By the time I reached Ayat’s door, the JFREJ volunteer serving as bouncer had clocked 279 people entering the restaurant. (Elenani later said that 1,300 people attended.) Inside, guests moved slowly along a buffet of hummus, baba ghanoush, chicken, and mansaf, a Levantine dish of lamb cooked in fermented yogurt. A half-demolished poppy seed challah stretched the length of an entire table, and strangers introduced themselves around crowded tables.
Haris Khan, a Muslim community organizer who grew up in South Brooklyn, said he hoped the dinner would show that Palestinian opposition to Israel’s actions is not motivated by antisemitism. “I hope events like this continue to show that there’s no animosity between people,” he said. “There’s just human rights violations we all have to stand against.”

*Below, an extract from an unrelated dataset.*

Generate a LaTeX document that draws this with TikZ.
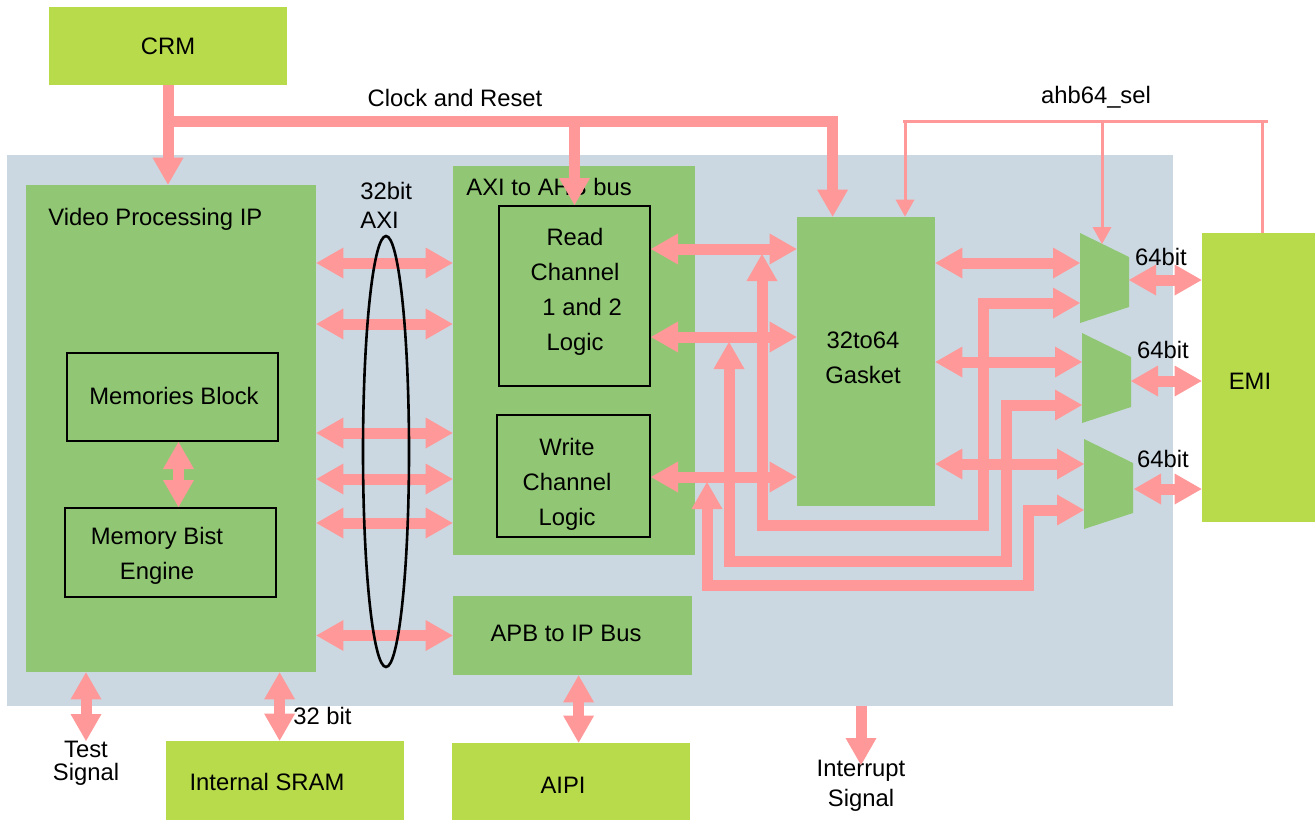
\documentclass[tikz,border=0pt]{standalone}
\usepackage{fontspec}
\setmainfont{Liberation Sans}
\usetikzlibrary{arrows.meta,fit}

\definecolor{panelbg}{HTML}{CBD8E1}
\definecolor{ipgreen}{HTML}{91C774}
\definecolor{extlime}{HTML}{B8DB4C}
\definecolor{buspink}{HTML}{FF9999}

\tikzset{
  blk/.style={fill=ipgreen, inner sep=0pt},
  ext/.style={fill=extlime, inner sep=0pt},
  sub/.style={draw=black, line width=1pt, inner sep=0pt},
  lbl/.style={inner sep=0pt, align=center},
  bus/.style={draw=buspink, line width=5.5pt},
  biarrow/.style={bus, {Triangle[width=15.5pt,length=13.5pt,line width=0pt]}-{Triangle[width=15.5pt,length=13.5pt,line width=0pt]}},
  uniarrow/.style={bus, -{Triangle[width=15.5pt,length=13.5pt,line width=0pt]}},
  selline/.style={draw=buspink, line width=1.5pt},
  selarrow/.style={selline, -{Triangle[width=9.5pt,length=8.5pt,line width=0pt]}},
}

% one multiplexer: top left corner at (#1,#2)
\newcommand{\muxshape}[2]{
    \fill[ipgreen] (#1,#2) -- ++(49,24) -- ++(0,50) -- ++(-49,16) -- cycle;
}

\begin{document}
\begin{tikzpicture}[x=0.5pt,y=-0.5pt,font=\fontsize{11.9}{17.6}\selectfont]
\useasboundingbox (0,0) rectangle (1315,820);

% grey panel
\node[fill=panelbg, inner sep=0pt, fit={(7,155) (1173,706)}] (panel) {};

% blocks outside the panel
\node[ext, fit={(49,7) (287,85)}] (crm) {};
\node[lbl] (crmtxt) at (168,46) {CRM};
\node[ext, fit={(1202,233) (1315,522)}] (emi) {};
\node[lbl] (emitxt) at (1250,381) {EMI};
\node[ext, fit={(166,741) (404,820)}] (sram) {};
\node[lbl] (sramtxt) at (267,782) {Internal SRAM};
\node[ext, fit={(452,743) (690,820)}] (aipi) {};
\node[lbl] (aipitxt) at (563,785) {AIPI};

% video IP
\node[blk, fit={(26,185) (316,672)}] (vpip) {};
\node[lbl, anchor=west] (vpiptxt) at (48,219) {Video Processing IP};
\node[sub, fit={(67,353) (278,441)}] (mem) {};
\node[lbl] (memtxt) at (174,396) {Memories Block};
\node[sub, fit={(65,508) (276,597)}] (bist) {};
\node[lbl] (bisttxt) at (157,555.5) {Memory Bist\\Engine};

% bus bridges
\node[blk, fit={(453,166) (695,555)}] (axi) {};
\node[lbl, anchor=west] (axitxt) at (466,187) {AXI to AHB bus};
\node[sub, fit={(499,206) (650,386)}] (rd) {};
\node[lbl] (rdtxt) at (575,292) {Read\\Channel\\\hspace*{0.6em}1 and 2\\Logic};
\node[sub, fit={(497,415) (650,537)}] (wr) {};
\node[lbl] (wrtxt) at (567,484.5) {Write\\Channel\\Logic};
\node[blk, fit={(453,596) (692,675)}] (apb) {};
\node[lbl] (apbtxt) at (566,633) {APB to IP Bus};
\node[blk, fit={(797,217) (935,506)}] (gasket) {};
\node[lbl] (gaskettxt) at (863,357.5) {32to64\\Gasket};

% muxes
\muxshape{1080}{233}
\muxshape{1082}{333}
\muxshape{1084}{439}
\coordinate (m1a) at (1080,263); \coordinate (m1b) at (1080,303);
\coordinate (m1o) at (1129,280); \coordinate (m1s) at (1102,244);
\coordinate (m2a) at (1082,362); \coordinate (m2b) at (1082,405);
\coordinate (m2o) at (1131,381);
\coordinate (m3a) at (1084,464); \coordinate (m3b) at (1084,510);
\coordinate (m3o) at (1134,489);

% labels
\node[lbl] (clktxt) at (455,98) {Clock and Reset};
\node[lbl] (seltxt) at (1096,97) {ahb64\_sel};
\node[lbl, anchor=west, align=left] (axiwidth) at (360,205.5) {32bit\\[-3.1pt]AXI};
\node[lbl] (w64a) at (1161,257) {64bit};
\node[lbl] (w64b) at (1163,350) {64bit};
\node[lbl] (w64c) at (1163,459) {64bit};
\node[lbl, anchor=west] (w32) at (293,716) {32 bit};
\node[lbl, anchor=north] (test) at (86,741) {Test\\[-6.3pt]Signal};
\node[lbl, anchor=north] (intr) at (861,760) {Interrupt\\[-2.6pt]Signal};

% clock and reset
\coordinate (clk) at (168,121);
\draw[uniarrow] (crm.south) -- (crm.south |- vpip.north);
\draw[uniarrow] (clk) -| (rd.north);
\draw[uniarrow] (clk) -| ([xshift=18pt]gasket.north west);

% ahb64_sel
\coordinate (selW) at (903,121);
\coordinate (selE) at (1268,121);
\coordinate (selG) at (905,121);
\coordinate (selM) at (1102,121);
\coordinate (selX) at (1262,121);
\draw[selline] (selW) -- (selE);
\draw[selarrow] (selG) -- (selG |- gasket.north);
\draw[selarrow] (selM) -- (m1s);
\draw[selline] (selX) -- (selX |- emi.north);

% AXI / APB links
\foreach \y in {263,324,433,479,523}
    \draw[biarrow] (vpip.east |- 0,\y) -- (axi.west |- 0,\y);
\draw[biarrow] (vpip.east |- apb.west) -- (apb.west);
\coordinate (membist) at ([xshift=3pt]mem.south);
\draw[biarrow] (membist) -- (membist |- bist.north);

% channels to gasket
\draw[biarrow] (rd.east |- 0,249) -- (gasket.west |- 0,249);
\draw[biarrow] (rd.east |- 0,337) -- (gasket.west |- 0,337);
\draw[biarrow] (wr.east |- 0,477) -- (gasket.west |- 0,477);

% gasket to muxes to EMI
\draw[biarrow] (gasket.east |- m1a) -- (m1a);
\draw[biarrow] (gasket.east |- m2a) -- (m2a);
\draw[biarrow] (gasket.east |- m3a) -- (m3a);
\draw[biarrow] (m1o) -- (emi.west |- m1o);
\draw[biarrow] (m2o) -- (emi.west |- m2o);
\draw[biarrow] (m3o) -- (emi.west |- m3o);

% bypass paths
\coordinate (fbA) at (762,254);
\coordinate (fbB) at (729,342);
\coordinate (fbC) at (707,482);
\draw[biarrow] (fbA) |- (983,525) |- (m1b);
\draw[biarrow] (fbB) |- (1006,561) |- (m2b);
\draw[biarrow] (fbC) |- (1028,585) |- (m3b);

% pins at the bottom
\coordinate (sramport) at ([xshift=57pt]sram.north west);
\coordinate (aipiport) at ([xshift=63.5pt]aipi.north west);
\draw[biarrow] (vpip.south -| test.north) -- (test.north);
\draw[biarrow] (sramport |- vpip.south) -- (sramport);
\draw[biarrow] (aipiport |- apb.south) -- (aipiport);
\draw[uniarrow] (intr.north |- panel.south) -- ([yshift=-2.5pt]intr.north);

% AXI bundle
\draw[line width=1.3pt] (386,451.5) ellipse [x radius=11.5pt, y radius=107.75pt];

\end{tikzpicture}
\end{document}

As empty plates began to pile up, Elkeslassy led a song circle inspired by Syrian traditions. Three hours after Ayat had opened its doors, the singing was going strong, and latecomers were still filling up plates while Elenani and Masoud, looking exhausted, caught their breath on plastic chairs.
Ellen Lippmann, a rabbi and Ditmas Park resident, hoped the dinner would cause Ayat’s critics to reevaluate their hostility toward the restaurant. “I hope they would learn that it’s possible for people to stand on the sidewalk together,” she said. “It’s possible that Palestinians, who could have a great deal of anger about Jews, are instead offering Shabbat dinner.”
Whether that might actually happen remains to be seen. The attendees I spoke to were already supportive of Ayat’s politics — in other words, Elenani and Masoud hadn’t exactly won over the haters. But, asked if he thought the dinner might stem the online abuse, Elenani said it didn’t matter.
“As long as we’re doing something positive in the world, that’s all I care about,” he said. “Whatever comes out of that is not up to me.”